St John the Apostle Primary School, Florey, principal Matthew Garton said he was carrying thoughts of his family, school community and friends during the two-week pilgrimage through Jordan and Israel.
“To share this journey with such good company and to have the time to connect deeply with the faith and God I have known since I was a small child will be an extraordinary experience,” he said.
“The first day was just the beginning of a great journey. We had a fantastic tour guide, Fadi, whose knowledge of the political, religious and social history of Jordan was a real privilege to listen to. We’re with Fadi all week! I’m looking forward to learning much more.”

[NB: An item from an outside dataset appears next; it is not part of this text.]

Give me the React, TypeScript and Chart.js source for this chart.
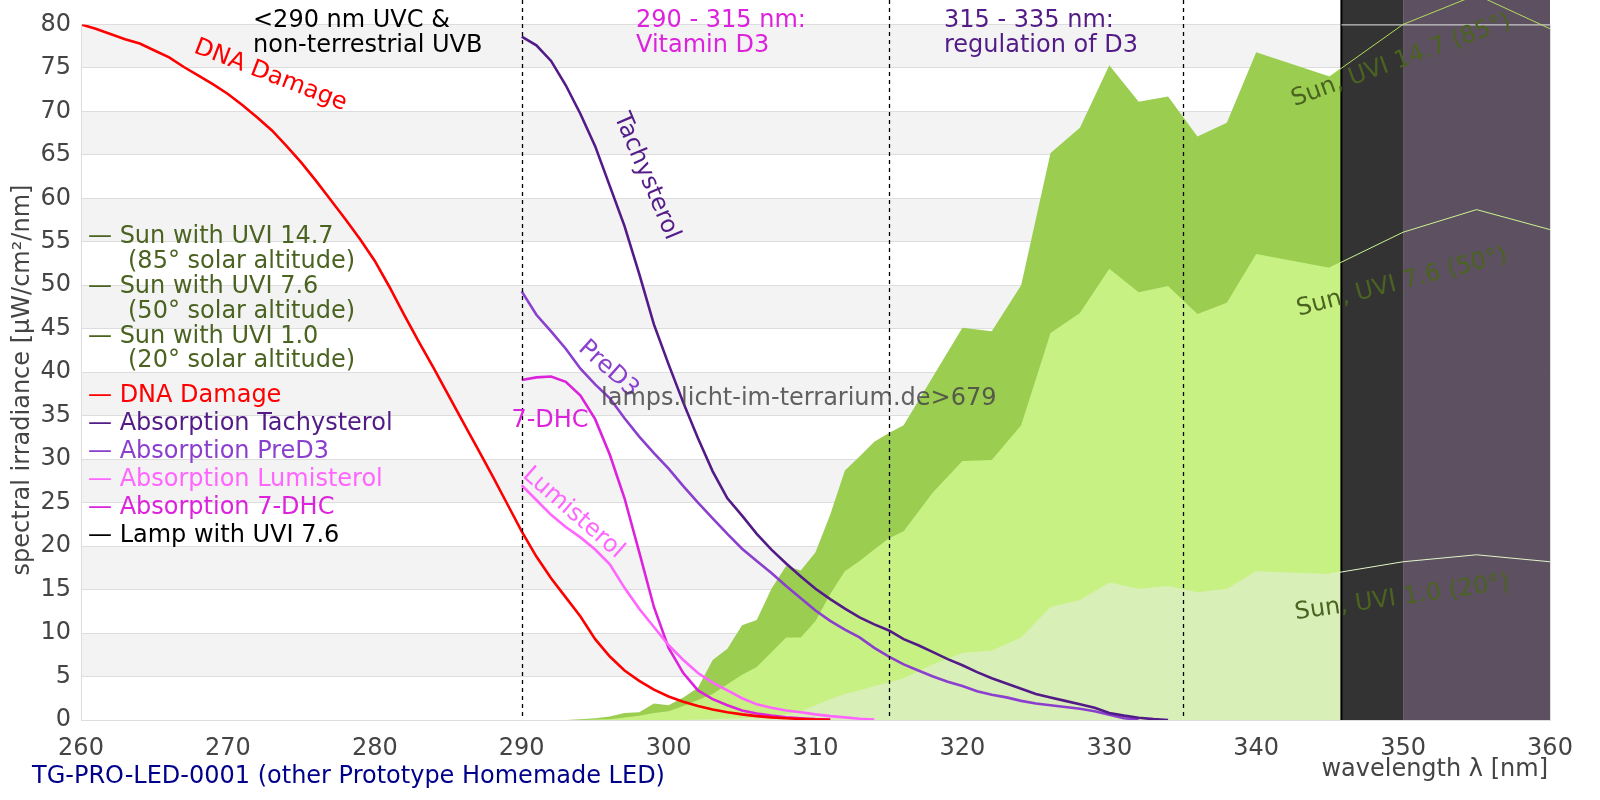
import { useEffect, useRef } from 'react'
import { Chart, registerables } from 'chart.js'

Chart.register(...registerables)

const FONT = '"DejaVu Sans", sans-serif'
const SIZE = 24

// wavelengths in nm, values in µW/cm²/nm (absorption curves share the scale)
const dnaNm = [260, 261, 262, 263, 264, 265, 266, 267, 268, 269, 270, 271, 272, 273, 274, 275, 276, 277, 278, 279, 280, 281, 282, 283, 284, 285, 286, 287, 288, 289, 290, 291, 292, 293, 294, 295, 296, 297, 298, 299, 300, 301, 302, 303, 304, 305, 306, 307, 308, 309, 310, 311]
const dnaDamage = [80.0, 79.5, 78.9, 78.3, 77.8, 77.0, 76.2, 75.1, 74.1, 73.1, 72.0, 70.7, 69.3, 67.8, 66.0, 64.1, 62.0, 59.8, 57.6, 55.3, 52.8, 49.8, 46.6, 43.5, 40.5, 37.4, 34.3, 31.2, 28.1, 24.9, 21.7, 18.8, 16.3, 14.1, 11.9, 9.3, 7.3, 5.7, 4.5, 3.5, 2.7, 2.1, 1.6, 1.2, 0.9, 0.65, 0.45, 0.3, 0.2, 0.12, 0.06, 0.02]

const tachyNm = [290, 291, 292, 293, 294, 295, 296, 297, 298, 299, 300, 301, 302, 303, 304, 305, 306, 307, 308, 309, 310, 311, 312, 313, 314, 315, 316, 317, 318, 319, 320, 321, 322, 323, 324, 325, 326, 327, 328, 329, 330, 331, 332, 333, 334]
const tachysterol = [78.6, 77.6, 75.8, 73.0, 69.7, 66.0, 61.4, 56.8, 51.3, 45.5, 40.9, 36.5, 32.4, 28.6, 25.5, 23.5, 21.4, 19.6, 18.0, 16.5, 15.1, 13.9, 12.8, 11.8, 11.0, 10.3, 9.3, 8.6, 7.8, 7.0, 6.3, 5.5, 4.8, 4.2, 3.6, 3.0, 2.6, 2.2, 1.8, 1.4, 0.8, 0.5, 0.25, 0.1, 0.0]

const preNm = [290, 291, 292, 293, 294, 295, 296, 297, 298, 299, 300, 301, 302, 303, 304, 305, 306, 307, 308, 309, 310, 311, 312, 313, 314, 315, 316, 317, 318, 319, 320, 321, 322, 323, 324, 325, 326, 327, 328, 329, 330, 331, 332]
const preD3 = [49.3, 46.6, 44.7, 42.7, 40.4, 38.6, 37.0, 34.7, 32.6, 30.7, 28.9, 26.9, 25.0, 23.2, 21.4, 19.7, 18.3, 16.9, 15.4, 14.0, 12.6, 11.4, 10.4, 9.5, 8.3, 7.3, 6.4, 5.7, 5.0, 4.4, 3.9, 3.3, 2.9, 2.6, 2.2, 1.9, 1.7, 1.5, 1.3, 1.0, 0.6, 0.2, 0.05]

const lumiNm = [290, 291, 292, 293, 294, 295, 296, 297, 298, 299, 300, 301, 302, 303, 304, 305, 306, 307, 308, 309, 310, 311, 312, 313, 314]
const lumisterol = [27.0, 25.3, 23.6, 22.2, 21.0, 19.6, 17.9, 15.2, 12.8, 10.7, 8.6, 6.9, 5.4, 4.3, 3.4, 2.5, 1.8, 1.4, 1.1, 0.9, 0.65, 0.45, 0.3, 0.15, 0.05]

const dhcNm = [290, 291, 292, 293, 294, 295, 296, 297, 298, 299, 300, 301, 302, 303, 304, 305, 306, 307, 308, 309, 310, 311]
const dhc7 = [39.1, 39.4, 39.5, 38.9, 37.3, 34.6, 30.5, 25.5, 19.3, 13.0, 8.3, 5.4, 3.4, 2.4, 1.7, 1.1, 0.75, 0.5, 0.3, 0.2, 0.1, 0.05]

const sunNm = [293, 294, 295, 296, 297, 298, 299, 300, 301, 302, 303, 304, 305, 306, 307, 308, 309, 310, 311, 312, 313, 314, 315, 316, 318, 320, 322, 324, 326, 328, 330, 332, 334, 336, 338, 340, 345, 350, 355, 360]
const sunUvi147 = [0, 0.1, 0.2, 0.4, 0.8, 0.9, 1.9, 1.7, 2.6, 3.7, 6.9, 8.2, 10.9, 11.5, 15.1, 17.7, 17.2, 19.3, 23.6, 28.7, 30.3, 32.0, 33.0, 33.9, 39.5, 45.1, 44.7, 50.0, 65.2, 68.1, 75.3, 71.1, 71.7, 67.1, 68.7, 76.8, 74.0, 80.0, 83.4, 79.5]
const sunUvi76 = [0, 0, 0.05, 0.1, 0.3, 0.5, 0.8, 1.0, 1.6, 2.3, 3.0, 4.1, 5.2, 6.1, 7.8, 9.5, 9.5, 11.4, 14.5, 17.1, 18.3, 19.6, 20.9, 21.7, 26.2, 29.8, 29.9, 33.9, 44.5, 46.8, 51.9, 49.2, 49.9, 46.7, 48.0, 53.6, 52.0, 56.1, 58.7, 56.4]
const sunUvi10 = [0, 0, 0, 0, 0, 0, 0, 0, 0, 0.05, 0.1, 0.15, 0.2, 0.3, 0.45, 0.65, 1.0, 1.7, 2.4, 3.0, 3.4, 3.9, 4.3, 4.8, 6.4, 7.7, 8.0, 9.5, 13.0, 13.8, 15.8, 15.1, 15.4, 14.7, 15.1, 17.1, 16.8, 18.2, 19.0, 18.2]

// lamp output beyond the plot range, shown as shaded blocks
const shadeFrom = [345.8, 350]
const shadeTo = [350, 360]

// band limits drawn as dashed verticals
const bandEdges = [290, 315, 335]

const pts = (xs: number[], ys: number[]) => xs.map((x, i) => ({ x, y: ys[i] }))

const C = {
  sun: '#4b6321',
  dna: '#ff0000',
  tachy: '#531b87',
  pre: '#8b3fcf',
  lumi: '#ff66ff',
  dhc: '#dd22dd',
  axis: '#444444',
}

function txt(ctx: CanvasRenderingContext2D, s: string, x: number, y: number, color: string, deg = 0, align: CanvasTextAlign = 'left') {
  ctx.save()
  ctx.translate(x, y)
  ctx.rotate((deg * Math.PI) / 180)
  ctx.fillStyle = color
  ctx.textAlign = align
  ctx.textBaseline = 'alphabetic'
  ctx.fillText(s, 0, 0)
  ctx.restore()
}

const decor = {
  id: 'decor',
  beforeDraw(chart: any) {
    const { ctx, chartArea: a } = chart
    const y = chart.scales.y
    ctx.save()
    ctx.fillStyle = '#f3f3f3'
    for (let v = 5; v < 80; v += 10) {
      const t = y.getPixelForValue(v + 5)
      const b = y.getPixelForValue(v)
      ctx.fillRect(a.left, t, a.right - a.left, b - t)
    }
    ctx.restore()
  },
  afterDatasetDraw(chart: any, args: any) {
    if (chart.data.datasets[args.index].key !== 'sunLowFill') return
    const { ctx, chartArea: a } = chart
    const x = chart.scales.x
    const colors = ['#333333', '#5d5161']
    ctx.save()
    shadeFrom.forEach((from, i) => {
      const l = x.getPixelForValue(from)
      const r = x.getPixelForValue(shadeTo[i])
      ctx.fillStyle = colors[i]
      ctx.fillRect(l, 0, r - l, a.bottom)
    })
    const lx = x.getPixelForValue(shadeFrom[0])
    ctx.strokeStyle = '#000'
    ctx.lineWidth = 2
    ctx.beginPath()
    ctx.moveTo(lx, 0)
    ctx.lineTo(lx, a.bottom)
    ctx.stroke()
    ctx.strokeStyle = '#e6e6e6'
    ctx.lineWidth = 1
    ctx.beginPath()
    ctx.moveTo(lx, a.top + 0.5)
    ctx.lineTo(a.right, a.top + 0.5)
    ctx.stroke()
    ctx.restore()
  },
  afterDatasetsDraw(chart: any) {
    const { ctx, chartArea: a } = chart
    const x = chart.scales.x
    ctx.save()
    ctx.strokeStyle = '#000'
    ctx.lineWidth = 1.3
    ctx.setLineDash([4, 4])
    bandEdges.forEach((nm) => {
      const px = Math.round(x.getPixelForValue(nm)) + 0.5
      ctx.beginPath()
      ctx.moveTo(px, 0)
      ctx.lineTo(px, a.bottom)
      ctx.stroke()
    })
    ctx.setLineDash([])
    ctx.strokeStyle = '#dddddd'
    ctx.lineWidth = 1
    ctx.beginPath()
    ctx.moveTo(a.right + 0.5, a.top)
    ctx.lineTo(a.right + 0.5, a.bottom)
    ctx.stroke()
    ctx.restore()
  },
  afterDraw(chart: any) {
    const { ctx } = chart
    const x = chart.scales.x
    const y = chart.scales.y
    const at = (nm: number, v: number) => [x.getPixelForValue(nm), y.getPixelForValue(v)]
    ctx.save()
    ctx.font = `${SIZE}px ${FONT}`

    // band headings
    txt(ctx, '<290 nm UVC &', 253, 27, '#000')
    txt(ctx, 'non-terrestrial UVB', 253, 52, '#000')
    txt(ctx, '290 - 315 nm:', 636, 27, C.dhc)
    txt(ctx, 'Vitamin D3', 636, 52, C.dhc)
    txt(ctx, '315 - 335 nm:', 944, 27, C.tachy)
    txt(ctx, 'regulation of D3', 944, 52, C.tachy)

    // legend
    const legend: [string, string, number, number][] = [
      ['— Sun with UVI 14.7', C.sun, 88, 243],
      ['(85° solar altitude)', C.sun, 128, 268],
      ['— Sun with UVI 7.6', C.sun, 88, 293],
      ['(50° solar altitude)', C.sun, 128, 318],
      ['— Sun with UVI 1.0', C.sun, 88, 343],
      ['(20° solar altitude)', C.sun, 128, 367],
      ['— DNA Damage', C.dna, 88, 402],
      ['— Absorption Tachysterol', C.tachy, 88, 430],
      ['— Absorption PreD3', C.pre, 88, 458],
      ['— Absorption Lumisterol', C.lumi, 88, 486],
      ['— Absorption 7-DHC', C.dhc, 88, 514],
      ['— Lamp with UVI 7.6', '#000', 88, 542],
    ]
    legend.forEach(([s, c, lx, ly]) => txt(ctx, s, lx, ly, c))

    // curve labels
    let p = at(267.6, 76.8)
    txt(ctx, 'DNA Damage', p[0], p[1], C.dna, 21)
    p = at(296.3, 69.4)
    txt(ctx, 'Tachysterol', p[0], p[1], C.tachy, 67)
    p = at(293.8, 42.6)
    txt(ctx, 'PreD3', p[0], p[1], C.pre, 42)
    p = at(289.3, 33.7)
    txt(ctx, '7-DHC', p[0], p[1], C.dhc)
    p = at(290.0, 28.0)
    txt(ctx, 'Lumisterol', p[0], p[1], C.lumi, 41)
    p = at(342.6, 70.6)
    txt(ctx, 'Sun, UVI 14.7 (85°)', p[0], p[1], C.sun, -20)
    p = at(342.9, 46.5)
    txt(ctx, 'Sun, UVI 7.6 (50°)', p[0], p[1], C.sun, -14.5)
    p = at(342.7, 11.6)
    txt(ctx, 'Sun, UVI 1.0 (20°)', p[0], p[1], C.sun, -8)

    txt(ctx, 'lamps.licht-im-terrarium.de>679', 601, 405, 'rgba(70,70,70,0.85)')

    // axis titles and caption
    txt(ctx, 'spectral irradiance [µW/cm²/nm]', 29, 380, C.axis, -90, 'center')
    txt(ctx, 'wavelength λ [nm]', 1548, 776, C.axis, 0, 'right')
    txt(ctx, 'TG-PRO-LED-0001 (other Prototype Homemade LED)', 32, 783, '#00008b')
    ctx.restore()
  },
}

export default function App() {
  const canvasRef = useRef<HTMLCanvasElement>(null)
  const chartRef = useRef<Chart | null>(null)

  useEffect(() => {
    if (!canvasRef.current) return
    if (chartRef.current) chartRef.current.destroy()

    const fill = (key: string, label: string, ys: number[], color: string, order: number) => ({
      key,
      label,
      data: pts(sunNm, ys),
      borderWidth: 0,
      borderColor: color,
      backgroundColor: color,
      fill: 'origin',
      pointRadius: 0,
      order,
    })
    const sunLine = (label: string, ys: number[], color: string, order: number) => ({
      label,
      data: pts(sunNm, ys),
      borderWidth: 1,
      borderColor: color,
      fill: false,
      pointRadius: 0,
      clip: false,
      order,
      segment: {
        borderColor: (s: any) => (s.p1.parsed.x > shadeFrom[0] ? color : 'transparent'),
      },
    })
    const curve = (label: string, xs: number[], ys: number[], color: string, width: number, order: number) => ({
      label,
      data: pts(xs, ys),
      borderWidth: width,
      borderColor: color,
      fill: false,
      pointRadius: 0,
      order,
    })

    chartRef.current = new Chart(canvasRef.current, {
      type: 'line',
      data: {
        datasets: [
          fill('sunHighFill', 'Sun with UVI 14.7', sunUvi147, '#9acd50', 100),
          fill('sunMidFill', 'Sun with UVI 7.6', sunUvi76, '#c7f182', 99),
          fill('sunLowFill', 'Sun with UVI 1.0', sunUvi10, '#d9efb8', 98),
          sunLine('Sun UVI 14.7', sunUvi147, '#b4dc5c', 50),
          sunLine('Sun UVI 7.6', sunUvi76, '#cdf38e', 49),
          sunLine('Sun UVI 1.0', sunUvi10, '#e2f5c8', 48),
          curve('Absorption 7-DHC', dhcNm, dhc7, C.dhc, 2.6, 14),
          curve('Absorption Lumisterol', lumiNm, lumisterol, C.lumi, 2.6, 13),
          curve('Absorption PreD3', preNm, preD3, C.pre, 2.6, 12),
          curve('Absorption Tachysterol', tachyNm, tachysterol, C.tachy, 2.6, 11),
          curve('DNA Damage', dnaNm, dnaDamage, C.dna, 2.6, 10),
        ] as any,
      },
      options: {
        responsive: false,
        animation: false,
        devicePixelRatio: 1,
        layout: { padding: { top: 21, right: 50, left: 0, bottom: 0 } },
        plugins: { legend: { display: false }, tooltip: { enabled: false } },
        elements: { line: { tension: 0 }, point: { radius: 0 } },
        scales: {
          x: {
            type: 'linear',
            min: 260,
            max: 360,
            afterFit: (s: any) => { s.height = 80 },
            ticks: { stepSize: 10, color: C.axis, font: { family: FONT, size: SIZE }, padding: 6, maxRotation: 0 },
            grid: { display: false },
            border: { color: '#dddddd', z: 1 },
          },
          y: {
            min: 0,
            max: 80,
            afterFit: (s: any) => { s.width = 81 },
            ticks: { stepSize: 5, color: C.axis, font: { family: FONT, size: SIZE }, padding: 10 },
            grid: { color: '#dddddd', drawTicks: false },
            border: { color: '#dddddd', z: 1 },
          },
        },
      },
      plugins: [decor],
    })

    return () => {
      if (chartRef.current) {
        chartRef.current.destroy()
        chartRef.current = null
      }
    }
  }, [])

  return (
    <div style={{ position: 'absolute', left: 0, top: 0, width: 1600, height: 800, background: '#fff' }}>
      <canvas ref={canvasRef} width={1600} height={800} />
    </div>
  )
}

Trinity Catholic College, Goulburn, principal Gaye McManus said the group had arrived in Amman – a beautiful city with stunning simplicity in its architecture and colour.
“Red poppies are blooming everywhere. The spring is glorious,” she said.
“Today, I experienced an Orthodox Easter Sunday Mass celebrated in Arabic at the Miraculous Shrine of Our Lady on the Mount at Anjara. Outside the shrine is the entrance to a small Catholic primary school. I travelled halfway across the world and things feel very familiar. I am happy and at peace.”
St Thomas Aquinas Primary School, West Belconnen, principal Leah Taylor said Fr Richard and Fr Josef had concelebrated the mass, which was held in both Arabic and English.
“We were all overwhelmed by the hospitality shown to us. We were even given Easter eggs!” she said.
“We then travelled to the ancient ruins of Jerash. Jerash was one of the ten towns titled the Decapolis. It is one of the best-preserved Roman sites in the region. The town lies between Amman (known in ancient times as Philadelphia) and Damascus and it was amazing to be able to walk along the very same road that ancient travellers during Jesus’ time would have walked along.”
Mr Garton agreed, saying the walk made him realise they had only just scratched the surface of the ancient land and history.